Copy from the first line below down to and including the line with "YAxis, CartesianGrid, Legend". Skip the pictures.

^^^^

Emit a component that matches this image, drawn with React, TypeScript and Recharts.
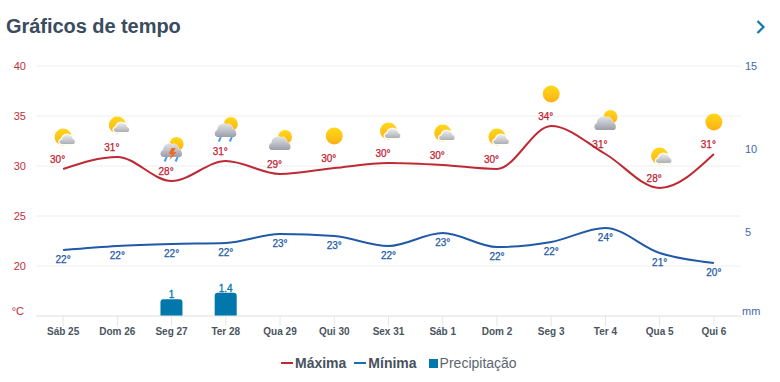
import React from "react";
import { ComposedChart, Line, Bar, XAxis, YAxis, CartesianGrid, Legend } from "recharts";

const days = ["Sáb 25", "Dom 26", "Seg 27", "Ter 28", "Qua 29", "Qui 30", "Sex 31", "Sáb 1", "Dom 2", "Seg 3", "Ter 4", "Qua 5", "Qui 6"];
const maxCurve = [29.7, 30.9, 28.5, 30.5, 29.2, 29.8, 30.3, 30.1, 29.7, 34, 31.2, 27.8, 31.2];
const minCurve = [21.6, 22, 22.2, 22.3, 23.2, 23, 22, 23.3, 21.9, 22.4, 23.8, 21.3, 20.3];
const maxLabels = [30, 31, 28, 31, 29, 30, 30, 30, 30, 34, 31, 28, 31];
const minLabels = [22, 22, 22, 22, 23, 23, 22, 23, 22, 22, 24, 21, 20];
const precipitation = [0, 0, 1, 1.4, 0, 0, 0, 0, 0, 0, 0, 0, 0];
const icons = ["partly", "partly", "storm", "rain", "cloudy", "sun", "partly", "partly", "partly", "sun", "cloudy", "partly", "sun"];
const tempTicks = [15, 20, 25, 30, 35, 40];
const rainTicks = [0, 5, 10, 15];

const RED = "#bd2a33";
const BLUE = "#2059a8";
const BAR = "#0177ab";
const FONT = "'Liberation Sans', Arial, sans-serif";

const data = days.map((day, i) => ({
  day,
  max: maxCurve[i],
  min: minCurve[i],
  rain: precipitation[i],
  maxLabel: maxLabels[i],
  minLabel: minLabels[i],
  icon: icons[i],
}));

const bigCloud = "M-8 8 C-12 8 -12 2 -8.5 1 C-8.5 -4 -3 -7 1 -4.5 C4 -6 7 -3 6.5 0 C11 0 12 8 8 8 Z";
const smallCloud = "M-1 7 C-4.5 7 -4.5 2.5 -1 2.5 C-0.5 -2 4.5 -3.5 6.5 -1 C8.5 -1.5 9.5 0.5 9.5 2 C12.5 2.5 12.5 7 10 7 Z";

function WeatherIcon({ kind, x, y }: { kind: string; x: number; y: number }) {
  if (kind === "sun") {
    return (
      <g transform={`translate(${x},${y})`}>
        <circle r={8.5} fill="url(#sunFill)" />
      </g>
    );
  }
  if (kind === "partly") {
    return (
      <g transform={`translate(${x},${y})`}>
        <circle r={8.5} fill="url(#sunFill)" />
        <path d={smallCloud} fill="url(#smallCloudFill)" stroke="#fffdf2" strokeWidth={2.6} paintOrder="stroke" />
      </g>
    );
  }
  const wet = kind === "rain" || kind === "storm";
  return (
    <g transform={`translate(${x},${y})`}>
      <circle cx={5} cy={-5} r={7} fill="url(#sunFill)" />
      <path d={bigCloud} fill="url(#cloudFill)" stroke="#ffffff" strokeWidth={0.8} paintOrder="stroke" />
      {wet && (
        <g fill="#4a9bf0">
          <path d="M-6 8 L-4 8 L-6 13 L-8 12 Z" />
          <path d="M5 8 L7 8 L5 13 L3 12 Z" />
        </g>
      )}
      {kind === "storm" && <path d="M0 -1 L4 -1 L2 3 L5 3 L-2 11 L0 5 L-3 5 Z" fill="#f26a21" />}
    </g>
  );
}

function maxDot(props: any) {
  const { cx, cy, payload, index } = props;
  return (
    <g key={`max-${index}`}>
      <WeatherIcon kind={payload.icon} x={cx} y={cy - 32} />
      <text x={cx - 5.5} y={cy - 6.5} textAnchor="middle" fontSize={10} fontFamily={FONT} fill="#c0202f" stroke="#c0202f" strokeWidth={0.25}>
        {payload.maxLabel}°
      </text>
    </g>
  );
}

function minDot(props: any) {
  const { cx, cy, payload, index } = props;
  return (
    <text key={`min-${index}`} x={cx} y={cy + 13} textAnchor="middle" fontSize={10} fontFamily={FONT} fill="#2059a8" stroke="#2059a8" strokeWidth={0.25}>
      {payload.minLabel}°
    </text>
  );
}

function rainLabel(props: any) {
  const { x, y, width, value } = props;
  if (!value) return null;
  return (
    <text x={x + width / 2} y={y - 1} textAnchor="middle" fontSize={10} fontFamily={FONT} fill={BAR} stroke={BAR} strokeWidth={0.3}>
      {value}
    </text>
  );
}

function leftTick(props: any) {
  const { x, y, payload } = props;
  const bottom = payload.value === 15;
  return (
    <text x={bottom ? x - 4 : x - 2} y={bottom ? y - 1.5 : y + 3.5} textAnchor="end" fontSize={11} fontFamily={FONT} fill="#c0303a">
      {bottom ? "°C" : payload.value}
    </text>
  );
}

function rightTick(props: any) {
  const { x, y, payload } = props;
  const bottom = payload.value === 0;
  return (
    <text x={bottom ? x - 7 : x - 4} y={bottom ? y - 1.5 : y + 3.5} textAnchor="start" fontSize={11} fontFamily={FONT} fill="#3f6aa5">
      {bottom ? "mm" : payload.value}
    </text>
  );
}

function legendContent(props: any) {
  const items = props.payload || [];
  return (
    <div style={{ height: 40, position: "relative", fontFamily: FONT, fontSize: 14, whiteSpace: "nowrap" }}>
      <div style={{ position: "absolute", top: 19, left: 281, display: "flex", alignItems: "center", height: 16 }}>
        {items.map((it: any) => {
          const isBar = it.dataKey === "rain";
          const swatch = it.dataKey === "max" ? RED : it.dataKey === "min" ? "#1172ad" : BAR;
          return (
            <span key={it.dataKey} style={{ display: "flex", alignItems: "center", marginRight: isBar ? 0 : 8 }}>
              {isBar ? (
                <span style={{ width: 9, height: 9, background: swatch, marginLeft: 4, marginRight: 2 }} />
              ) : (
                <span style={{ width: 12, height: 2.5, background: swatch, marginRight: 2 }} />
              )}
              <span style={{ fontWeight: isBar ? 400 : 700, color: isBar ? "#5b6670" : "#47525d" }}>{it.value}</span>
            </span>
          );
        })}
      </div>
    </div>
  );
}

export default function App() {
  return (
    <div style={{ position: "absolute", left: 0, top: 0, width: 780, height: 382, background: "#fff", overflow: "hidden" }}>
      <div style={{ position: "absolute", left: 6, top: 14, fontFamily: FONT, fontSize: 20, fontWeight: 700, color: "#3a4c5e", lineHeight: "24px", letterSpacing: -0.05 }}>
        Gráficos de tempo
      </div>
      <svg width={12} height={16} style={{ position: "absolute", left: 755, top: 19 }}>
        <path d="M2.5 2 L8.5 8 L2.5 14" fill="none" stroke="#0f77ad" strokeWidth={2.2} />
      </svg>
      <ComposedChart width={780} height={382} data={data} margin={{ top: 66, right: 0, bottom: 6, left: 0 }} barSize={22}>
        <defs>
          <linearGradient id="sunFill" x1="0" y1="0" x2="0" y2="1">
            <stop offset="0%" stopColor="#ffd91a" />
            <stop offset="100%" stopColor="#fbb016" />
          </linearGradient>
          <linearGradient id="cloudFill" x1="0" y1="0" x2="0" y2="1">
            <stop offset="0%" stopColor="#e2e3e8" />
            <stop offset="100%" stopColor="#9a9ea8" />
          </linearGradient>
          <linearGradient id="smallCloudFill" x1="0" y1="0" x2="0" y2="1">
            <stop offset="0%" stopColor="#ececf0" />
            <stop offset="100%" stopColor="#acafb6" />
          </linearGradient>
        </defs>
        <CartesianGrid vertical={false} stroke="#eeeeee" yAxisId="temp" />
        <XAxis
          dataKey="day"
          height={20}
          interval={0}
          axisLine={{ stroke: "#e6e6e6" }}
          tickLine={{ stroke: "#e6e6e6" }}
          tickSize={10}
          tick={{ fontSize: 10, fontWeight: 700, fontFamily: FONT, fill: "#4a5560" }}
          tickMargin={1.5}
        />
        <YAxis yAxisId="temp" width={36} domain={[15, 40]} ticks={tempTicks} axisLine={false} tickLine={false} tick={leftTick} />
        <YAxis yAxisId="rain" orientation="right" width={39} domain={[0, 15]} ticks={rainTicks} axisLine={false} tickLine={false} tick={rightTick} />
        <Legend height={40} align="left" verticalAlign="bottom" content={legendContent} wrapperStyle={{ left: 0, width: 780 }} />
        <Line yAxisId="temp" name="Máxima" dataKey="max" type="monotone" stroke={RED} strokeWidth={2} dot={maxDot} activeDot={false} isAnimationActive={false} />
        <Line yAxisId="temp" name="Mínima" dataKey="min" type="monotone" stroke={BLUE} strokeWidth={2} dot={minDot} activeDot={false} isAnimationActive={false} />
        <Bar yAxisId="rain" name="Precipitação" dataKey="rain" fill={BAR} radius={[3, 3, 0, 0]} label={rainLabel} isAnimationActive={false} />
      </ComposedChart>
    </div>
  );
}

^^^^

◆ SOLUTION BELOW ◆
Emit a component that matches this image, drawn with React, TypeScript and Recharts.
import React from "react";
import { ComposedChart, Line, Bar, XAxis, YAxis, CartesianGrid, Legend } from "recharts";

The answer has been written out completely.